Just like many of you I have had my relationship blunders. I’ve been paralyzed by complete fear of messing up conversations, forgotten many important dates (uh oh), or came off a little too intense in relationships. While I am not proud of those moments, I look back realizing they were important life lessons. I have done it all. Missed the kiss on her lips because I prematurely closed my eyes? Yup, did it. Confessed my feelings to a girl who I thought was interested but got completely shot down? I did that too. Being completely oblivious to a girl interested in me when I ditched her to go cram for my final? Yes I actually did that.

As much as I would like to fix my embarrassing relationship blunders (good thing I don’t talk about the other things), there is no “undo” command.  I have learned to accept my tribulations with a smile. Then it kind of hit me. I was certain that I was not the only Asian Male in the world that royally screwed up things. Had I been raised in a very tradition Asian environment filled with shame as the social regulator, I would have burrowed deep into my shell to avoid contact with the public. Friends and family would endless harass me for my gaffes. Instead having guilt as a form of social regulation in Western Culture, I feel somewhat liberated sharing my mortifying moments in life.

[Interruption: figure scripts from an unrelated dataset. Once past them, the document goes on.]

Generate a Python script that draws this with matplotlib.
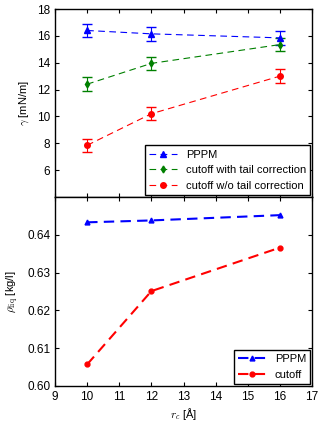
import matplotlib
matplotlib.use("Agg")
import matplotlib.pyplot as plt
from matplotlib.lines import Line2D

plt.rcParams['font.family'] = ['Liberation Sans', 'DejaVu Sans']
plt.rcParams['mathtext.fontset'] = 'cm'

rc = [10, 12, 16]
gamma_pppm = [16.4, 16.15, 15.85]
gamma_pppm_err = [0.5, 0.5, 0.5]
gamma_tail = [12.4, 13.95, 15.35]
gamma_tail_err = [0.5, 0.5, 0.5]
gamma_notail = [7.85, 10.2, 13.0]
gamma_notail_err = [0.5, 0.5, 0.5]

rho_pppm = [0.6433, 0.6438, 0.6452]
rho_cutoff = [0.6057, 0.6251, 0.6366]

fig = plt.figure(figsize=(3.25, 4.25), dpi=100)
ax1 = fig.add_axes([55/325, 1-197/425, 257/325, 188/425])
ax2 = fig.add_axes([55/325, 1-386/425, 257/325, 189/425], sharex=ax1)

series = [
    (gamma_pppm, gamma_pppm_err, 'blue', '^', 4, 'PPPM'),
    (gamma_tail, gamma_tail_err, 'green', 'd', 3.5, 'cutoff with tail correction'),
    (gamma_notail, gamma_notail_err, 'red', 'o', 4, 'cutoff w/o tail correction'),
]
handles = []
for y, e, c, m, ms, lab in series:
    ax1.errorbar(rc, y, yerr=e, color=c, ls='--', lw=0.8, marker=m, ms=ms,
                 capsize=3.5, dashes=(6, 4))
    handles.append(Line2D([], [], color=c, ls='--', lw=0.8, marker=m, ms=ms,
                          dashes=(6, 4), label=lab))
ax1.set_ylim(4, 18)
ax1.set_yticks([6, 8, 10, 12, 14, 16, 18])
ax1.set_ylabel(r'$\gamma$ [mN/m]', fontsize=8)
leg1 = ax1.legend(handles=handles, loc='lower right', fontsize=8, fancybox=False,
                  edgecolor='black', framealpha=1, borderaxespad=0.15,
                  handlelength=2.5, labelspacing=0.5)
leg1.get_frame().set_linewidth(1.0)
plt.setp(ax1.get_xticklabels(), visible=False)

ax2.plot(rc, rho_pppm, color='blue', ls='--', lw=1.5, marker='^', ms=3.5, label='PPPM', dashes=(5, 3))
ax2.plot(rc, rho_cutoff, color='red', ls='--', lw=1.5, marker='o', ms=3.5, label='cutoff', dashes=(5, 3))
ax2.set_ylim(0.60, 0.65)
ax2.set_yticks([0.60, 0.61, 0.62, 0.63, 0.64])
ax2.set_yticklabels(['0.60', '0.61', '0.62', '0.63', '0.64'])
ax2.set_xlim(9, 17)
ax2.set_xticks(range(9, 18))
ax2.set_ylabel(r'$\rho_{\rm liq}$ [kg/l]', fontsize=8)
ax2.set_xlabel(r'$r_c$ [Å]', fontsize=8, labelpad=2)
leg2 = ax2.legend(loc='lower right', fontsize=8, fancybox=False, edgecolor='black',
                  framealpha=1, borderaxespad=0.15, handlelength=2.5, labelspacing=0.5)
leg2.get_frame().set_linewidth(1.0)

for ax in (ax1, ax2):
    ax.tick_params(direction='in', top=True, right=True, labelsize=8.5, length=3)
    for s in ax.spines.values():
        s.set_linewidth(1.0)

fig.savefig('out.png', dpi=100)
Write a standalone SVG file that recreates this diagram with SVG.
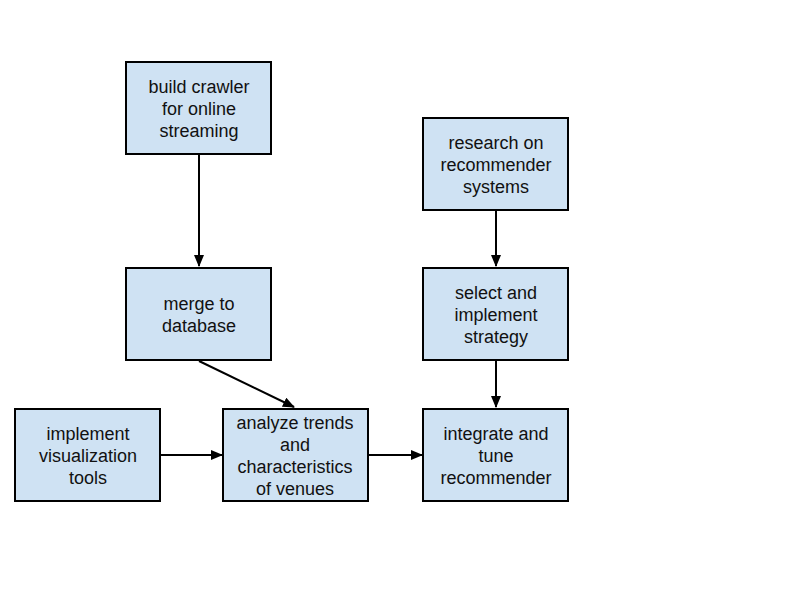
<svg xmlns="http://www.w3.org/2000/svg" width="800" height="600" viewBox="0 0 800 600">
<defs>
<marker id="arr" markerWidth="12" markerHeight="10" refX="11" refY="5" orient="auto" markerUnits="userSpaceOnUse">
<path d="M0,0 L12,5 L0,10 Z" fill="#000"/>
</marker>
<style>
.box{fill:#cfe2f3;stroke:#000;stroke-width:2}
.t{font-family:"Liberation Sans",Arial,sans-serif;font-size:18px;fill:#111;text-anchor:middle}
.c{stroke:#000;stroke-width:2;fill:none;marker-end:url(#arr)}
</style>
</defs>
<rect width="800" height="600" fill="#fff"/>
<g id="connectors">
<line class="c" x1="199" y1="154" x2="199" y2="266"/>
<line class="c" x1="199" y1="361" x2="294" y2="407"/>
<line class="c" x1="496" y1="210" x2="496" y2="266"/>
<line class="c" x1="496" y1="361" x2="496" y2="407"/>
<line class="c" x1="160" y1="455" x2="222" y2="455"/>
<line class="c" x1="368" y1="455" x2="422" y2="455"/>
</g>
<g id="crawler">
<rect class="box" x="126" y="62" width="145" height="92"/>
<text class="t" x="199" y="93">build crawler</text>
<text class="t" x="199" y="115">for online</text>
<text class="t" x="199" y="137">streaming</text>
</g>
<g id="merge">
<rect class="box" x="126" y="268" width="145" height="92"/>
<text class="t" x="199" y="310">merge to</text>
<text class="t" x="199" y="332">database</text>
</g>
<g id="research">
<rect class="box" x="423" y="118" width="145" height="92"/>
<text class="t" x="496" y="149">research on</text>
<text class="t" x="496" y="171">recommender</text>
<text class="t" x="496" y="193">systems</text>
</g>
<g id="select">
<rect class="box" x="423" y="268" width="145" height="92"/>
<text class="t" x="496" y="299">select and</text>
<text class="t" x="496" y="321">implement</text>
<text class="t" x="496" y="343">strategy</text>
</g>
<g id="visualization">
<rect class="box" x="15" y="409" width="145" height="92"/>
<text class="t" x="88" y="440">implement</text>
<text class="t" x="88" y="462">visualization</text>
<text class="t" x="88" y="484">tools</text>
</g>
<g id="analyze">
<rect class="box" x="223" y="409" width="145" height="92"/>
<text class="t" x="295" y="429">analyze trends</text>
<text class="t" x="295" y="451">and</text>
<text class="t" x="295" y="473">characteristics</text>
<text class="t" x="295" y="495">of venues</text>
</g>
<g id="integrate">
<rect class="box" x="423" y="409" width="145" height="92"/>
<text class="t" x="496" y="440">integrate and</text>
<text class="t" x="496" y="462">tune</text>
<text class="t" x="496" y="484">recommender</text>
</g>
</svg>
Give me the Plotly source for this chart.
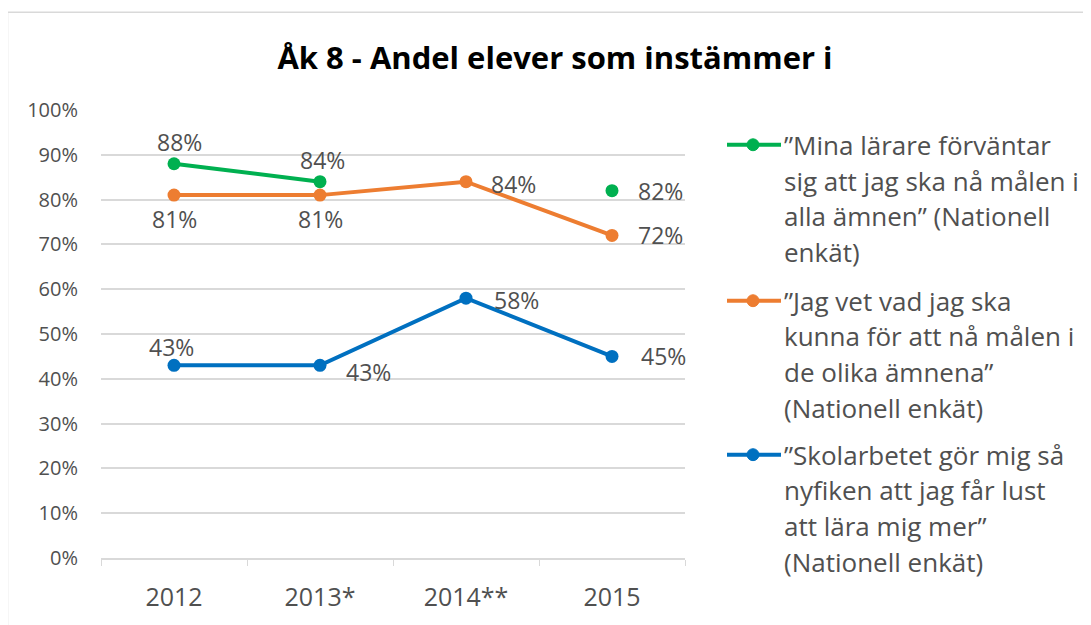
import plotly.graph_objects as go

categories = ["2012", "2013*", "2014**", "2015"]
green_vals = [88, 84, None, 82]
orange_vals = [81, 81, 84, 72]
blue_vals = [43, 43, 58, 45]
y_ticks = [0, 10, 20, 30, 40, 50, 60, 70, 80, 90, 100]
y_tick_labels = [f"{v}%" for v in y_ticks]

series_names = [
    "”Mina lärare förväntar<br>sig att jag ska nå målen i<br>alla ämnen” (Nationell<br>enkät)",
    "”Jag vet vad jag ska<br>kunna för att nå målen i<br>de olika ämnena”<br>(Nationell enkät)",
    "”Skolarbetet gör mig så<br>nyfiken att jag får lust<br>att lära mig mer”<br>(Nationell enkät)",
]
colors = ["#00b050", "#ed7d31", "#0070c0"]
# label placement per point: (side, dx, dy)
label_pos = [
    [("top", 5, 22), ("top", 2, 22), None, ("right", 24, 0)],
    [("bottom", 0, -24), ("bottom", 0, -24), ("right", 23, -2), ("right", 24, 0)],
    [("top", -3, 18), ("right", 24, -7), ("right", 26, -2), ("right", 27, 0)],
]
all_vals = [green_vals, orange_vals, blue_vals]

FONT = "Open Sans"
TXT = "#505050"
OFF = 8  # page body margin
W, H = 1091 - OFF, 625 - OFF
L, R, T, B = 101 - OFF, 685 - OFF, 110 - OFF, 561 - OFF

fig = go.Figure()
for vals, col, name in zip(all_vals, colors, series_names):
    fig.add_trace(go.Scatter(
        x=categories, y=vals, name=name,
        mode="lines+markers",
        line=dict(color=col, width=4),
        marker=dict(color=col, size=13),
        connectgaps=False,
        showlegend=False,
        cliponaxis=False,
    ))

def px2x(px):
    return (px - OFF - L) / (R - L)

def py2y(py):
    return (B - (py - OFF)) / (B - T)

shapes = []
annotations = []
# data labels
for vals, lp in zip(all_vals, label_pos):
    for idx, (v, p) in enumerate(zip(vals, lp)):
        if v is None or p is None:
            continue
        side, dx, dy = p
        annotations.append(dict(
            x=idx, y=v, xref="x", yref="y", text=f"{v}%", showarrow=False,
            xanchor="left" if side == "right" else "center", yanchor="middle",
            xshift=dx, yshift=dy, font=dict(family=FONT, size=23, color=TXT)))

# outer border
shapes.append(dict(type="rect", xref="paper", yref="paper",
                   x0=px2x(7.5), x1=px2x(1100), y0=py2y(640), y1=py2y(11.5),
                   line=dict(color="#d9d9d9", width=1.5), fillcolor="rgba(0,0,0,0)", layer="below"))

# manual legend
first_line_y = [145, 302, 457]
line_gap = 36
for name, col, y0 in zip(series_names, colors, first_line_y):
    shapes.append(dict(type="line", xref="paper", yref="paper",
                       x0=px2x(727), x1=px2x(781), y0=py2y(y0), y1=py2y(y0),
                       line=dict(color=col, width=4)))
    shapes.append(dict(type="circle", xref="paper", yref="paper",
                       x0=px2x(747), x1=px2x(759), y0=py2y(y0 + 6), y1=py2y(y0 - 6),
                       line=dict(color=col, width=1), fillcolor=col))
    for i, line in enumerate(name.split("<br>")):
        annotations.append(dict(xref="paper", yref="paper", x=px2x(782), y=py2y(y0 + i * line_gap),
                                text=line, showarrow=False, xanchor="left", yanchor="middle",
                                font=dict(family=FONT, size=26, color=TXT)))

fig.update_layout(
    width=W, height=H,
    margin=dict(l=L, r=W - R, t=T, b=H - B),
    paper_bgcolor="white", plot_bgcolor="white",
    title=dict(text="<b>Åk 8 - Andel elever som instämmer i</b>", x=(555 - OFF) / W, xanchor="center",
               y=1 - (58 - OFF) / H, yanchor="middle",
               font=dict(family=FONT, size=31, color="black")),
    font=dict(family=FONT, color=TXT),
    shapes=shapes, annotations=annotations,
    xaxis=dict(type="category", range=[-0.5, 3.5], tickson="boundaries", ticks="outside",
               ticklen=6, tickcolor="#d9d9d9", showline=True, linecolor="#d9d9d9", linewidth=1.5,
               showgrid=False, tickfont=dict(family=FONT, size=25, color=TXT), ticklabelstandoff=16),
    yaxis=dict(range=[0, 100], tickvals=y_ticks, ticktext=y_tick_labels, showgrid=True,
               gridcolor="#d9d9d9", gridwidth=1.5, zeroline=False, showline=False,
               tickfont=dict(family=FONT, size=20, color=TXT), ticklabelstandoff=22),
)

fig.write_html("out.html")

Back to the “Undo” command, when it comes to actual real life situations, there is no reversal button we can press when we stumble.  This is very common with new relationships as well as long-term ones. For the Asian Male, this now becomes a self-fulfilling prophecy “No mistakes will happen if we take an inactive/passive position”.  Who needs to “Undo” things when there is nothing to “undo”? In other words, it comes back down to our favorite Asian Male inhibitor, fear. The fear of utterly embarrassing yourself and face a lifelong earful of shame from friends and family is definitely a strong deterrent for Asian Males when it comes to approaching women (and also while being in a relationship).

So what can Asian Males do? The first part is to realize that perfection in real life does not exist. While theoretical and analytical procedures allows us to create hypothetical models, that’s all it is, just theory. As much as we want that 100% in love and relationships, it’s okay, you aren’t going to get lectured by your Asian parents for the missing 2% when you get a 98%. The next thing is to go for it. Just give it a try. Yes you will stumble and blunder, but it’s still better than doing nothing. Finally, look back at the moments learn the important life lessons and try again (with the newfound knowledge). When you can look back and laugh about it, you will be fine – no Ctrl-Z or Command-Z required.